The reigning US Open champion fell at his rented home Wednesday afternoon, about 23 hours before his scheduled start in the final group at the year's first major golf championship, according to his agent.
Johnson, an oddsmakers favorite to claim the champion's green jacket after winning his past three starts, was expected to visit the PGA Tour's medical trailer Thursday morning for possible X-rays or an MRI exam.
While the 32-year-old American was icing the injury and hopeful of being able to play, Johnson's setback could remove a major threat from the list of contenders among the field of 94.
Four-time major champion Rory McIlroy, the world number two from Northern Ireland, hopes to complete a career grand slam with a victory while third-ranked Jason Day is trying to overcome a light practice schedule after taking time off to be with his mother as she underwent lung cancer surgery.
Five-time major winner Phil Mickelson would become the oldest Masters champion just two months shy of his 47th birthday while 2015 Masters and US Open winner Jordan Spieth tries to bounce back after a Sunday back-nine meltdown cost him last year's crown.
Players will tee off onto a rain-soaked course from overnight thunderstorms in cold and windy conditions with gusts above 20 mph (32 kph) playing havoc with the world's greatest shotmakers for the first two days of the 72-hole showdown.
"It's going to be pretty tough – 20-30 mph winds is not what we're used to around here," Day said. "And it's going to be cold, so the ball is not going to be flying very far. Typically, I kind of like those tough conditions. I'm a grinder in that sense. I need to respect it more and not really be too aggressive."
Spieth says it will take time to sort out strategy.
"It's going to take a good five six holes, I think, before we really understand what this golf course is going to give us," he said.
Winds also could cause chaos on the lightning-fast and undulating Masters greens, pushing putts off-line.
"You don't want to have 5-footers from above the hole when the wind is blowing," Spieth said. "They become a less than 50-50 chance from five feet with the wind blowing.

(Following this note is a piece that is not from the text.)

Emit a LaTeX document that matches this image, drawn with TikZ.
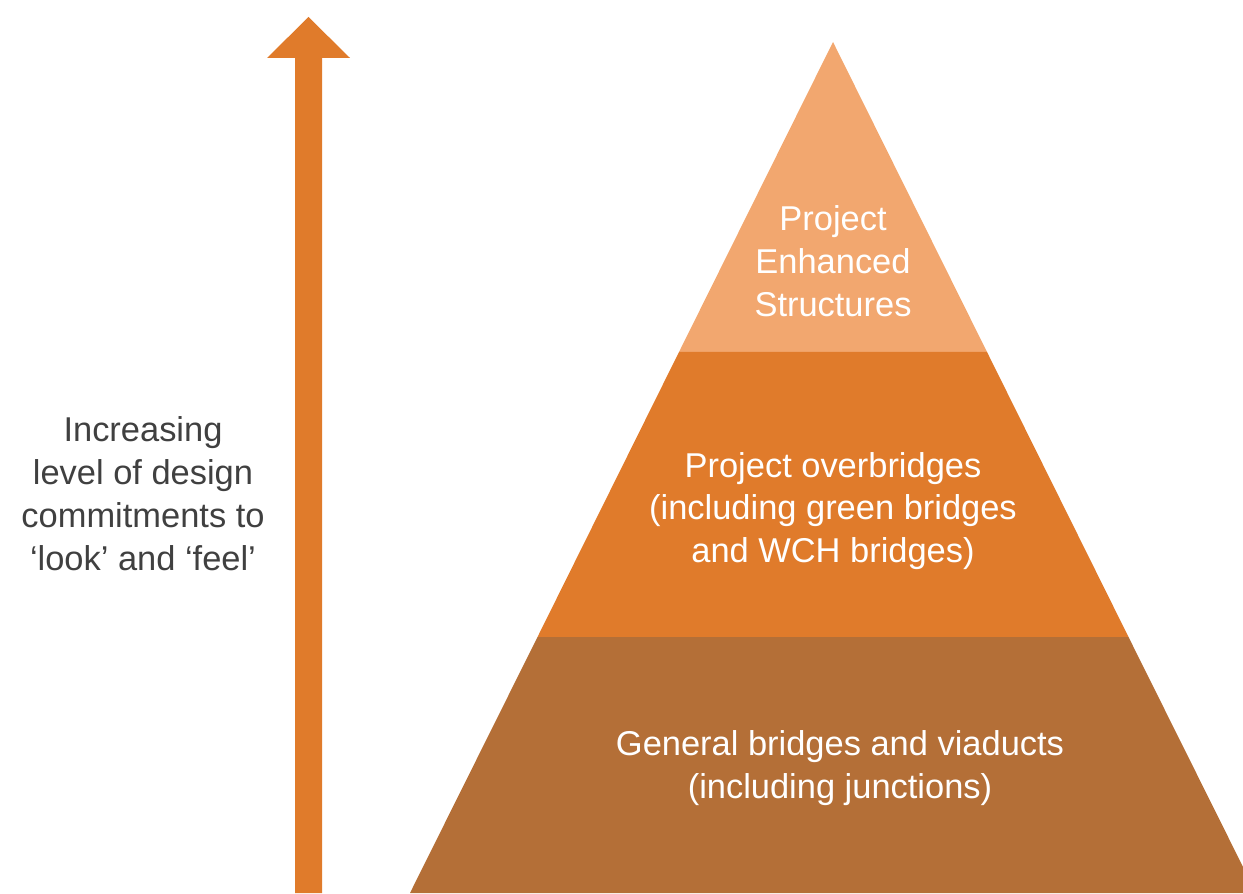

Because of the speed of the greens and the amount of slope there is, the wind affects the ball that much more."
Some relish difficult conditions.
"The weather is going to come in and that's going to magnify the misses for a lot of players," Mickelson said.
"If you're in the right spot, you can take advantage of your short game and salvage a lot of pars, and I hope to rely on that knowledge and skill to keep myself in it heading into the weekend.
"And if you put it in the wrong spot, you'll end up making bogeys and doubles."
McIlroy is ready to contend with a windy Augusta National.
"It has been quite blustery here the last few years. We've experienced those conditions and hopefully I know how to handle them by now," McIlroy said.
"It's a course that can tempt you into doing a little bit too much. It's just a matter of being smart, taking your medicine when you have to and moving on."
Golf icons Jack Nicklaus and Gary Player will make their ceremonial opening tee shots for the first time without the company of fellow legend Arnold Palmer, a four-time Masters champion who died last September at age 87.
"Tomorrow will no doubt be an emotional goodbye, but at the same time, an even more powerful thank you to the man we dearly love," Augusta National chairman Billy Payne said.
Every spectator Thursday will be presented with a commemorative "Arnie's Army" badge.